Lucknow, March 21: A young home-maker allegedly throttled an 80-year-lady who had come home to beg, dressed her in her own bright clothes as she lay unconscious and burnt her alive to fake a suicide and escape her abusive husband.
Firozabad resident Fahmeeda Begum’s macabre act mirrored that of Priyanka Chopra’s character in 7 Khoon Maaf where she sets her own house on fire to fake her death after killing one of her seven husbands.
School dropout Fahmeeda, 28, fed the famished lady — a widow reduced to penury— before killing her and draped her body in the dress the homemaker had got as an Id gift from her husband before setting the lady ablaze, the police said.
But Fahmeeda made a mistake that did her in. She forgot to remove the beggar’s clothes from her room and had gone back home in a burqa to remove that piece of clinching evidence when she was caught yesterday.
The police said Fahmeeda had even left behind a suicide note saying: “No one is responsible for my death. I am sorry that I could not become a mother in eight years of my marriage.” She had tried but failed to a get divorce from her toy-salesman husband who allegedly abused her for the couple’s failure to have a child.
“Fahmeeda told us she had wanted to escape from her husband and start life afresh. She was being blamed over her failure to produce a child. Her husband, although obsessed with her love, kept tormenting her. She wanted a divorce but he refused to let her go,” Firozabad senior superintendent of police Manjul Saini said.
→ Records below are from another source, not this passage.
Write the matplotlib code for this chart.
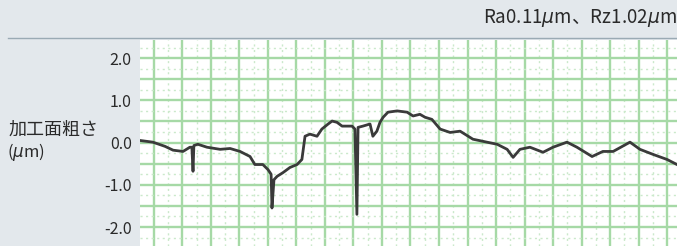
import matplotlib
matplotlib.use('Agg')
import matplotlib.pyplot as plt
import numpy as np

plt.rcParams['font.family'] = ['Noto Sans CJK JP', 'DejaVu Sans']
plt.rcParams['axes.unicode_minus'] = False

# 粗さ曲線（グリッド単位の位置, μm）
pos = [-0.49, -0.04, 0.39, 0.67, 1.02, 1.26, 1.33, 1.37, 1.40, 1.54, 1.86, 2.32,
       2.67, 3.02, 3.37, 3.54, 3.82, 4.00, 4.11, 4.14, 4.21, 4.32, 4.53, 4.77,
       5.02, 5.19, 5.30, 5.47, 5.72, 5.89, 6.11, 6.25, 6.42, 6.60, 6.77, 6.95,
       7.05, 7.12, 7.16, 7.33, 7.58, 7.68, 7.82, 7.93, 8.04, 8.21, 8.53, 8.88,
       9.09, 9.33, 9.51, 9.75, 10.04, 10.39, 10.74, 11.19, 11.68, 12.04, 12.39,
       12.60, 12.84, 13.19, 13.65, 14.00, 14.49, 14.84, 15.37, 15.75, 16.11,
       16.70, 17.05, 17.51, 18.00, 18.35]
height = [0.05, 0.01, -0.09, -0.18, -0.21, -0.11, -0.11, -0.68, -0.07, -0.04,
          -0.11, -0.16, -0.14, -0.21, -0.33, -0.52, -0.52, -0.64, -0.75, -1.55,
          -0.88, -0.80, -0.71, -0.59, -0.52, -0.40, 0.15, 0.20, 0.15, 0.32, 0.44,
          0.51, 0.48, 0.39, 0.39, 0.39, 0.32, -1.70, 0.36, 0.39, 0.44, 0.15, 0.27,
          0.48, 0.60, 0.72, 0.75, 0.72, 0.63, 0.67, 0.60, 0.55, 0.32, 0.24, 0.27,
          0.08, 0.01, -0.04, -0.16, -0.35, -0.16, -0.11, -0.23, -0.11, 0.01,
          -0.11, -0.33, -0.21, -0.21, 0.01, -0.16, -0.28, -0.40, -0.52]
y_ticks = [2.0, 1.0, 0.0, -1.0, -2.0]

W, H = 677, 246
bg = '#e3e8ec'
fig = plt.figure(figsize=(W / 100, H / 100), dpi=100, facecolor=bg)

ax = fig.add_axes([140 / W, 0, (W - 140) / W, (H - 40) / H])
ax.set_facecolor('white')
ax.set_xlim(-0.49, 18.35)
ax.set_ylim(-2.45, 2.43)

# グリッド
for x in np.arange(0, 19, 1.0):
    ax.axvline(x, color='#a6d9a6', lw=1.7, zorder=1)
for x in np.arange(0.5, 18.5, 1.0):
    ax.axvline(x, color='#cbe9cb', lw=1.0, ls=(0, (1.5, 2.5)), zorder=1)
for y in np.arange(-2.0, 2.5, 0.5):
    ax.axhline(y, color='#a6d9a6', lw=1.7, zorder=1)
for y in np.arange(-2.25, 2.5, 0.5):
    ax.axhline(y, color='#cbe9cb', lw=1.0, ls=(0, (1.5, 2.5)), zorder=1)

ax.plot(pos, height, color='#3a3a3a', lw=2.0, zorder=3)

for s in ax.spines.values():
    s.set_visible(False)
ax.set_xticks([])
ax.set_yticks(y_ticks)
ax.set_yticklabels([f'{v:.1f}' for v in y_ticks], fontsize=11.5, color='#2a2a2a')
ax.tick_params(axis='y', length=0, pad=6)

# 区切り線
fig.add_artist(plt.Line2D([8 / W, 1], [1 - 38 / H] * 2, color='#9aaab4', lw=1.0))

fig.text(9 / W, 1 - 130 / H, '加工面粗さ', fontsize=13, color='#2a2a2a',
         ha='left', va='center')
fig.text(7 / W, 1 - 152 / H, '($\\mu$m)', fontsize=12, color='#2a2a2a',
         ha='left', va='center')
fig.text(677 / W, 1 - 18 / H, 'Ra0.11$\\mu$m、Rz1.02$\\mu$m', fontsize=13.5,
         color='#2a2a2a', ha='right', va='center')

fig.savefig('out.png', dpi=100, facecolor=bg)
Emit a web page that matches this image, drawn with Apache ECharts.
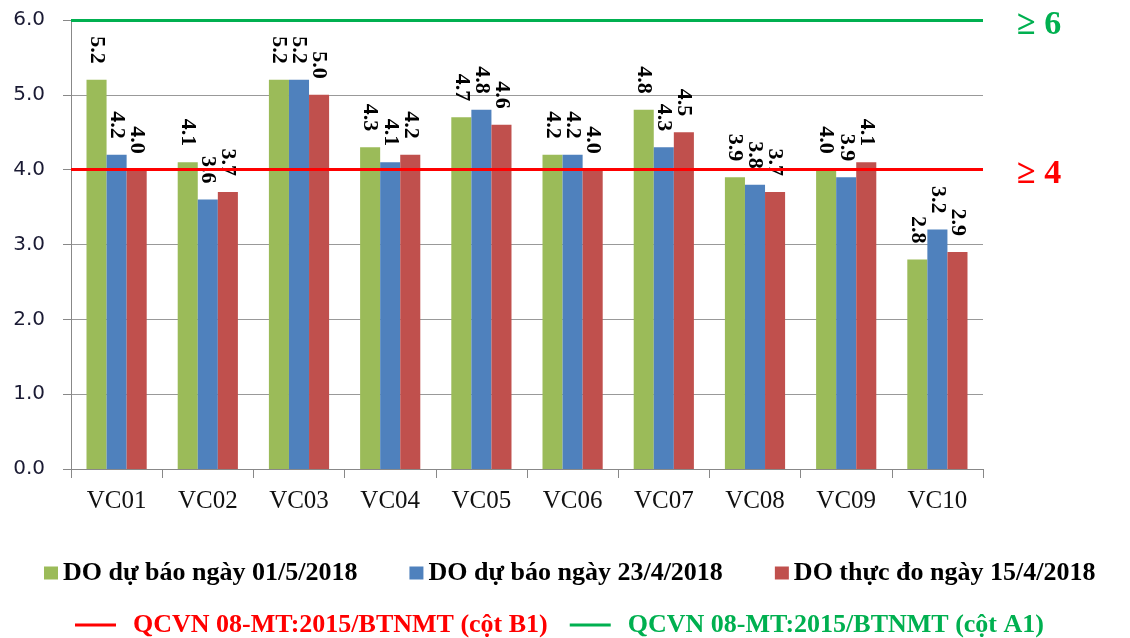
<!DOCTYPE html>
<html>
<head>
<meta charset="utf-8">
<script src="https://cdn.jsdelivr.net/npm/echarts@6/dist/echarts.min.js"></script>
<style>
  html, body { margin: 0; padding: 0; background: #fff; }
  #chart1 { width: 1130px; height: 638px; }
</style>
</head>
<body>
<div id="chart1"></div>
<script>
var categories = ['VC01', 'VC02', 'VC03', 'VC04', 'VC05', 'VC06', 'VC07', 'VC08', 'VC09', 'VC10'];
var doForecast0105 = [5.2, 4.1, 5.2, 4.3, 4.7, 4.2, 4.8, 3.9, 4.0, 2.8];
var doForecast2304 = [4.2, 3.6, 5.2, 4.1, 4.8, 4.2, 4.3, 3.8, 3.9, 3.2];
var doMeasured1504 = [4.0, 3.7, 5.0, 4.2, 4.6, 4.0, 4.5, 3.7, 4.1, 2.9];
var yTicks = [0, 1, 2, 3, 4, 5, 6];
var limitB1 = 4;
var limitA1 = 6;

var serif = '"Liberation Serif", "DejaVu Serif", serif';

(function(){

    var barLabel = {
        show: true,
        position: 'top',
        distance: 16,
        rotate: -90,
        align: 'right',
        verticalAlign: 'middle',
        fontFamily: serif,
        fontWeight: 'bold',
        fontSize: 22,
        color: '#000',
        formatter: function(p){ return p.value.toFixed(1); }
    };

    function barSeries(name, data, color){
        return {
            name: name,
            type: 'bar',
            data: data,
            barGap: '0%',
            barCategoryGap: '34%',
            itemStyle: { color: color },
            label: barLabel
        };
    }

    function limitSeries(name, value, color){
        return {
            name: name,
            type: 'line',
            data: [],
            symbol: 'none',
            itemStyle: { color: color },
            lineStyle: { color: color, width: 3 },
            markLine: {
                silent: true,
                symbol: ['none', 'none'],
                lineStyle: { color: color, width: 3, type: 'solid' },
                label: {
                    show: true,
                    position: 'end',
                    distance: 34,
                    offset: [0, 5],
                    formatter: '\u2265 ' + value,
                    fontFamily: serif,
                    fontWeight: 'bold',
                    fontSize: 34,
                    color: color
                },
                data: [{ yAxis: value }]
            }
        };
    }

    var chart1 = echarts.init(document.getElementById('chart1'));

    var option = {
        animation: false,
        grid: { left: 71, right: 147, top: 20, bottom: 169 },
        legend: [
            {
                top: 555,
                left: 39,
                itemWidth: 14,
                itemHeight: 13,
                itemGap: 52,
                icon: 'rect',
                textStyle: { fontFamily: serif, fontWeight: 'bold', fontSize: 26, color: '#000' },
                data: ['DO dự báo ngày 01/5/2018', 'DO dự báo ngày 23/4/2018', 'DO thực đo ngày 15/4/2018']
            },
            {
                top: 607,
                left: 70,
                itemWidth: 41,
                itemHeight: 3,
                itemGap: 22,
                icon: 'rect',
                textStyle: { fontFamily: serif, fontWeight: 'bold', fontSize: 26, padding: [0, 0, 0, 12] },
                data: [
                    { name: 'QCVN 08-MT:2015/BTNMT (cột B1)', textStyle: { color: '#FF0000' } },
                    { name: 'QCVN 08-MT:2015/BTNMT (cột A1)', textStyle: { color: '#00B050' } }
                ]
            }
        ],
        xAxis: {
            type: 'category',
            data: categories,
            axisLine: { lineStyle: { color: '#888', width: 1 } },
            axisTick: { show: true, length: 9, lineStyle: { color: '#888' } },
            axisLabel: { margin: 20, fontFamily: serif, fontSize: 25, color: '#111' }
        },
        yAxis: {
            type: 'value',
            min: yTicks[0],
            max: yTicks[yTicks.length - 1],
            interval: 1,
            axisLine: { show: true, lineStyle: { color: '#888', width: 1 } },
            axisTick: { show: true, length: 8, lineStyle: { color: '#888' } },
            splitLine: { lineStyle: { color: '#999', width: 1 } },
            axisLabel: {
                margin: 26,
                fontFamily: '"DejaVu Sans", Verdana, sans-serif',
                fontSize: 20,
                color: '#1a1a33',
                formatter: function(v){ return v.toFixed(1); }
            }
        },
        series: [
            barSeries('DO dự báo ngày 01/5/2018', doForecast0105, '#9BBB59'),
            barSeries('DO dự báo ngày 23/4/2018', doForecast2304, '#4F81BD'),
            barSeries('DO thực đo ngày 15/4/2018', doMeasured1504, '#C0504D'),
            limitSeries('QCVN 08-MT:2015/BTNMT (cột B1)', limitB1, '#FF0000'),
            limitSeries('QCVN 08-MT:2015/BTNMT (cột A1)', limitA1, '#00B050')
        ]
    };

    chart1.setOption(option);
    window.onresize = chart1.resize;

})();
</script>
</body>
</html>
The grisly chain of events began on Saturday, when Fahmeeda invited Haseena Begum, the beggar who had arrived on her doorstep, into her house in Firozabad’s Ramgarh area, offered her food. Hungry, Haseema polished off the bread and vegetables in no time.
As she was trying to rise and take the plates for washing, Fahmeeda crept up from behind and held her throat tightly for a few minutes. As Haseena passed out and lay still, Fahmeeda dressed the old lady in her red salwar and light blue kameez, which her husband Mohammad Arshad had given her last year. Fahmeeda then painted the woman’s face black before spraying petrol and lighting a matchstick, the police said.
Husband Arshad was away in Delhi for work, and the blaze apparently went unnoticed as it was 3pm and the pre-summer heat had kept neighbours indoors.
Fahmeeda reached Firozabad station and wanted to escape to a relative’s place in Agra when she realised to her horror that she had forgot to remove from her room Haseema’s salwar. Fahmeeda dropped her plan to leave town immediately and went back to her house yesterday morning, dressed in a long black burqa. Arshad was still to come back. But she was caught just as she was stepping out with the beggar’s clothes.
“We initially thought it was some other lady. But we challenged her, asked her to stop and removed the veil from her face. To our surprise, it was Fahmeeda,” said inspector Umeed Khan of the Ramgarh police station.
Fahmeeda was today produced in court, which remanded her in judicial custody. Her advocate Sarfaraj Alam said the homemaker was being continuously blamed for “the curse of childlessness” and abused by her husband.
Agra psychoanalyst Namita Soni said it was hard to miss the parallels with 7 Khoon Maaf even though Famheeda might have herself not seen the Vishal Bhardwaj-directed dark thriller released last month. “Famheeda’s story, although somewhat different from Suzanna, comes close in some ways to the film’s character. Famheeda was also driven by her desperation and what we call a reduced personality control system,” Dr Soni said.
An American study on domestic violence by D. Umberson of the University of Texas and K. Anderson of Drew University said “the victimisation of a woman adversely affects her sense of control”. An abused woman experiences a real and perceived personal control reduction, rendering her helpless,” the study said.
Such tales of marital abuse have also been captured in Sleeping with the Enemy, the 1991 Hollywood film in which Julia Roberts plays an abused wife who tries to escape from her husband while the two go for a swim.